Comparison with analogous invariants in involutive Heegaard Floer and monopole Floer theory (Lin, 2016) highlights new avenues for exploration, such as the development of more general equivariant triply-graded link homologies and the potential for discovering new obstructions to equivariant slicing or concordance.
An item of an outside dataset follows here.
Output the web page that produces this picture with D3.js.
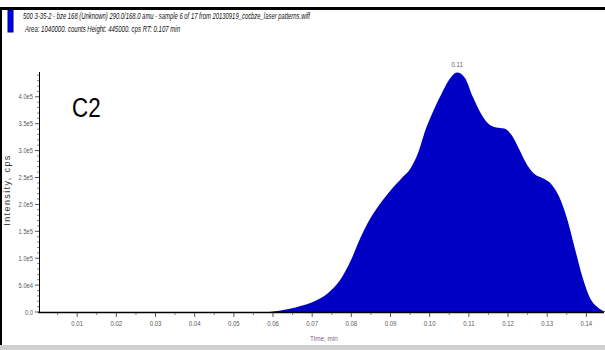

Summary Table: Key Features of Bar-Natan Homology for Involutive Links

Aspect	Classical Bar–Natan	Involutive Refinement
Chain complex	$\mathcal{C}_{\mathrm{BN}}(L)$ over $\mathbb{F}[u]$	$$Q(L) = \mathcal{C}_{\mathrm{BN}}(L)\otimes \mathbb{F}[Q]$$ with $\partial_Q$
Involution	Not present	$\tau$ acts on the complex
Extra grading(s)	Homological, quantum	Homological, quantum, $Q$-grading, possible $W$-grading
Refined invariants	$s_{\mathrm{BN}}$	$\tilde{s}_Q$, $\tilde{s}_{Q,A,B}$, axis grading
Slice genus bounds	For classical slice	Separate equivariant and isotopy-equivariant genus bounds
Distinguishes	Unknotting/ribbon	Arbitrarily large invariants for equivariant genus differing from isotopy-equivariant genus

7. Broader Context and Open Problems

Bar–Natan homology for involutive links marks a significant development in equivariant (and categorified) link theory. The introduction of the Borel complex and the refined numerical invariants bridge combinatorial, algebraic, and smooth topological phenomena, revealing new subtleties in the interplay between symmetry and slicing. Open directions include explicit algorithmic computation for more complex links, further generalization to higher-order symmetries, relations to other equivariant and odd/annular Khovanov-type theories, and deeper connections with gauge-theoretic and Floer-type invariants.

The establishment of genuine differences between equivariant and isotopy-equivariant slice genera highlights the richness of the equivariant category and motivates further exploration of link concordance and slicing in the presence of symmetries (Borodzik et al., 18 Jul 2025).